**PROMPT:** Print, word for word, every line from the beginning of the listing up to and including the line with "months = list(range(1, 13)) * 3 + [1, 2, 3]". Pictures are to be excluded.

begin INPUT RECORDS

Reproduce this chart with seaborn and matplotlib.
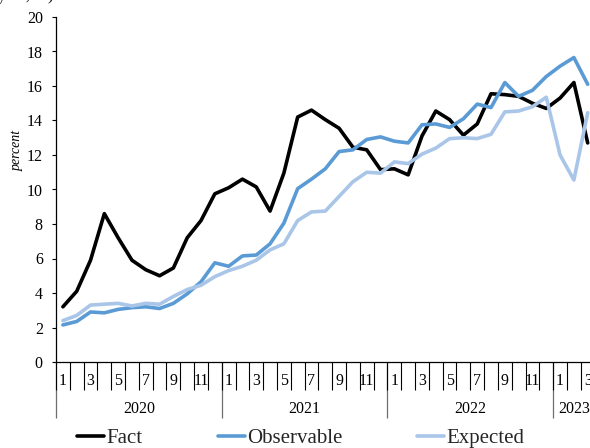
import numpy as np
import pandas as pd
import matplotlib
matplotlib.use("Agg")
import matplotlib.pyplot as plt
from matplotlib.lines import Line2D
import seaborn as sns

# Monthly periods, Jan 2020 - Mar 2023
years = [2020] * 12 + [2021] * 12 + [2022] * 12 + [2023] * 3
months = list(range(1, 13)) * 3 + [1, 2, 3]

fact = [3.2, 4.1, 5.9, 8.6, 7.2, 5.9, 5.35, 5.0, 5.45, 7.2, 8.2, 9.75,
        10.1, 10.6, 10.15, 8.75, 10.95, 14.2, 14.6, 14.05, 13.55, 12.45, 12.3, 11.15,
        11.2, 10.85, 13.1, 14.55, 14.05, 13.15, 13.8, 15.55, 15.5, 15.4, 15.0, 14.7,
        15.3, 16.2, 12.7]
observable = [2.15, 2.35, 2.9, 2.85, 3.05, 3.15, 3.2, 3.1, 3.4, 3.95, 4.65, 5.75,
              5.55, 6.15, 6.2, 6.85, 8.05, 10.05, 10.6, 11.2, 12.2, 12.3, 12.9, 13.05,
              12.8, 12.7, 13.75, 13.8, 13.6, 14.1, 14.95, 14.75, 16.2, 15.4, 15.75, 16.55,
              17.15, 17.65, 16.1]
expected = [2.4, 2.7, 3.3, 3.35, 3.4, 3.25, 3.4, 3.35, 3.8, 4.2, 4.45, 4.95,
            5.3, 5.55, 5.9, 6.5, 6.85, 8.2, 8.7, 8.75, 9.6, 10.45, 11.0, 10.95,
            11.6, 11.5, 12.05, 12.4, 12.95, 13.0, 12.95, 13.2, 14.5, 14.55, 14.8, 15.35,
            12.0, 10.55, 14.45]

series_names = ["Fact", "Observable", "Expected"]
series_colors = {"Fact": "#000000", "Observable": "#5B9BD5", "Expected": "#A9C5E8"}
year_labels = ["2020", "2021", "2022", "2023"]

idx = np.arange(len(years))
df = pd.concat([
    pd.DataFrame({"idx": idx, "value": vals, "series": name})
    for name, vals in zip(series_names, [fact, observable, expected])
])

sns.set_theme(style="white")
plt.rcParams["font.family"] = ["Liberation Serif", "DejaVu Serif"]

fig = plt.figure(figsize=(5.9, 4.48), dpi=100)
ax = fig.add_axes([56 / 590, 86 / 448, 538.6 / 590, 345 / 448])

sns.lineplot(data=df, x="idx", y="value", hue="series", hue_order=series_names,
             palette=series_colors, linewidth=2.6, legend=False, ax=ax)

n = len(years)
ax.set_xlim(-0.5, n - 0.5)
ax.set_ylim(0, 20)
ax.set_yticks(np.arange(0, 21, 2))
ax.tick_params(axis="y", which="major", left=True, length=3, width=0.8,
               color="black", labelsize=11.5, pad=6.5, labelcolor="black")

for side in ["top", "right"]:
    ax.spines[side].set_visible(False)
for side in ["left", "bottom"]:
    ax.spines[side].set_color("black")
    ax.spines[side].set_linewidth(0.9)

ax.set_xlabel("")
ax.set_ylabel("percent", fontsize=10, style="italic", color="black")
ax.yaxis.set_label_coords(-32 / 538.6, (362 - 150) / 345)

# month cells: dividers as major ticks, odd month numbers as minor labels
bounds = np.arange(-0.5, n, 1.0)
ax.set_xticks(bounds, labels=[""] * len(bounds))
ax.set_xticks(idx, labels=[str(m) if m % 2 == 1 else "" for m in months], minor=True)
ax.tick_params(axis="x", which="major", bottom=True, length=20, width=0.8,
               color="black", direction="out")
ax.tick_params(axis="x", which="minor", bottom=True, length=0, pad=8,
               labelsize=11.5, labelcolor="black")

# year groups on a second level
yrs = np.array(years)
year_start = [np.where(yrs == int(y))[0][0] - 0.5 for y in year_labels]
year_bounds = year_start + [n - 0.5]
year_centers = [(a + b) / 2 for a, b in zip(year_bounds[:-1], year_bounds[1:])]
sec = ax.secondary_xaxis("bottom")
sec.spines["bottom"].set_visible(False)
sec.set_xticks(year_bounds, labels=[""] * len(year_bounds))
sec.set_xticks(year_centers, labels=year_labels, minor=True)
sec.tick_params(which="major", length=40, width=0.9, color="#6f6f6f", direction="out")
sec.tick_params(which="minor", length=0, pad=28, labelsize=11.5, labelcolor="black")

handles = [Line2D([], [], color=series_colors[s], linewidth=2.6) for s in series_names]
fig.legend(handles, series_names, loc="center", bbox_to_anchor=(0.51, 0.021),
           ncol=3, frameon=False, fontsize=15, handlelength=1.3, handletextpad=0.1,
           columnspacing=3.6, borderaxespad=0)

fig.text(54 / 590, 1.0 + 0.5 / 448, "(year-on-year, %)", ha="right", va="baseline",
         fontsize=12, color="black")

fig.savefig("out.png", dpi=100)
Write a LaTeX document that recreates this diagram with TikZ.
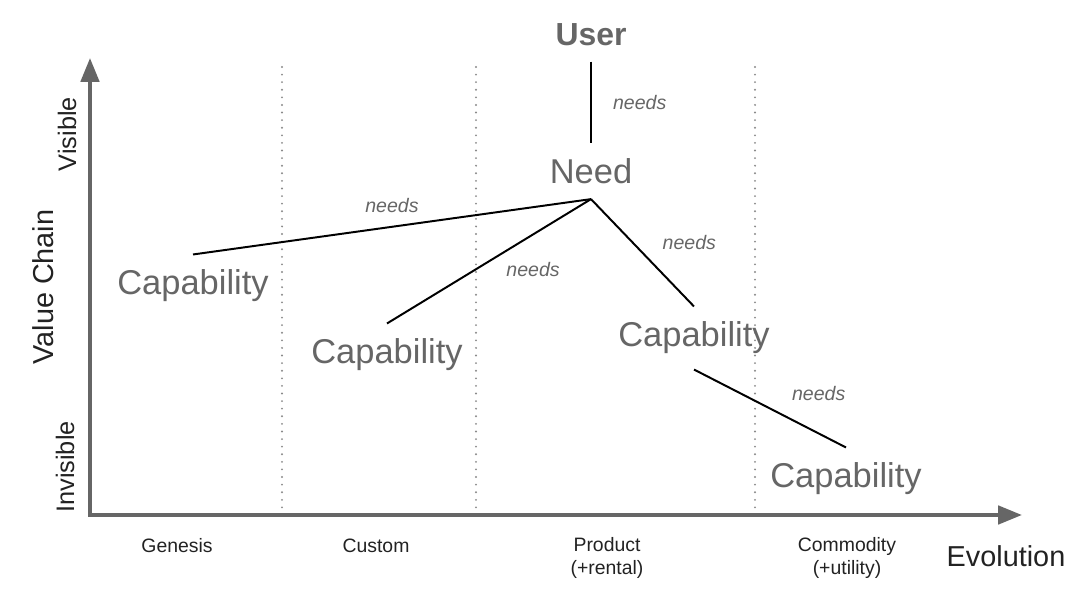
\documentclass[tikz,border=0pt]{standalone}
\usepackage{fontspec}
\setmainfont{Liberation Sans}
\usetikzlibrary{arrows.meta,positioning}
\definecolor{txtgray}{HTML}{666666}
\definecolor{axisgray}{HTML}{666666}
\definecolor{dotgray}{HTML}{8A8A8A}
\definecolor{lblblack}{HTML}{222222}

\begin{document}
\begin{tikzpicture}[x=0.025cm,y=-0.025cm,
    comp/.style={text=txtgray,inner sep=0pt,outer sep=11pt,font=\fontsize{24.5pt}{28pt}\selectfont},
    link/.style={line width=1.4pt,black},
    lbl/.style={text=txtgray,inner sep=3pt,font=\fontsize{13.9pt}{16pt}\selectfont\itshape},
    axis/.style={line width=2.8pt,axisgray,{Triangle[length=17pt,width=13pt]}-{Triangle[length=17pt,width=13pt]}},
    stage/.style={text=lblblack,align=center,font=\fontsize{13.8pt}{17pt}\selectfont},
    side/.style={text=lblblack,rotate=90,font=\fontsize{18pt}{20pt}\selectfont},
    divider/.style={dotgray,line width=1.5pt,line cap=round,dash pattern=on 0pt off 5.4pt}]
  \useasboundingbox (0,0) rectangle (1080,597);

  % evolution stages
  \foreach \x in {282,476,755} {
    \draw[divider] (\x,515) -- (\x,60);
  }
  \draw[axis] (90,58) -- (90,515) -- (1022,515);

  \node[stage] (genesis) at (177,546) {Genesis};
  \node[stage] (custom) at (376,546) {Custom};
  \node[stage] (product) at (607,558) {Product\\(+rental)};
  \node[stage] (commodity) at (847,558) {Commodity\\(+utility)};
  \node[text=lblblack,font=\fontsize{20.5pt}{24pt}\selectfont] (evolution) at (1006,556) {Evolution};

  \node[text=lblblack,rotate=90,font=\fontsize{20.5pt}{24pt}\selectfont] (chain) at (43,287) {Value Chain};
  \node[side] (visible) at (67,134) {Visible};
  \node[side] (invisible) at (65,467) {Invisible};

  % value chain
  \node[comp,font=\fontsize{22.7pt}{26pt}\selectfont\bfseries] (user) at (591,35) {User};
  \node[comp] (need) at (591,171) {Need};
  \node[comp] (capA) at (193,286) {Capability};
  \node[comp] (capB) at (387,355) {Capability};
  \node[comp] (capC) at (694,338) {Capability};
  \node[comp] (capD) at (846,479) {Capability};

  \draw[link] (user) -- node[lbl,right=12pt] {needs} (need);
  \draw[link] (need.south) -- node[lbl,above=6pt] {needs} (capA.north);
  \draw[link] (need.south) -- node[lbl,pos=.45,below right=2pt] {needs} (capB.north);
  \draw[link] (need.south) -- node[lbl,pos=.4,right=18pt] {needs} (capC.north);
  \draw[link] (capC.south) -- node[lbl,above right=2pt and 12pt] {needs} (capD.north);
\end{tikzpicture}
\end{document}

end INPUT RECORDS

**TASK RESPONSE:**
Reproduce this chart with seaborn and matplotlib.
import numpy as np
import pandas as pd
import matplotlib
matplotlib.use("Agg")
import matplotlib.pyplot as plt
from matplotlib.lines import Line2D
import seaborn as sns

# Monthly periods, Jan 2020 - Mar 2023
years = [2020] * 12 + [2021] * 12 + [2022] * 12 + [2023] * 3
months = list(range(1, 13)) * 3 + [1, 2, 3]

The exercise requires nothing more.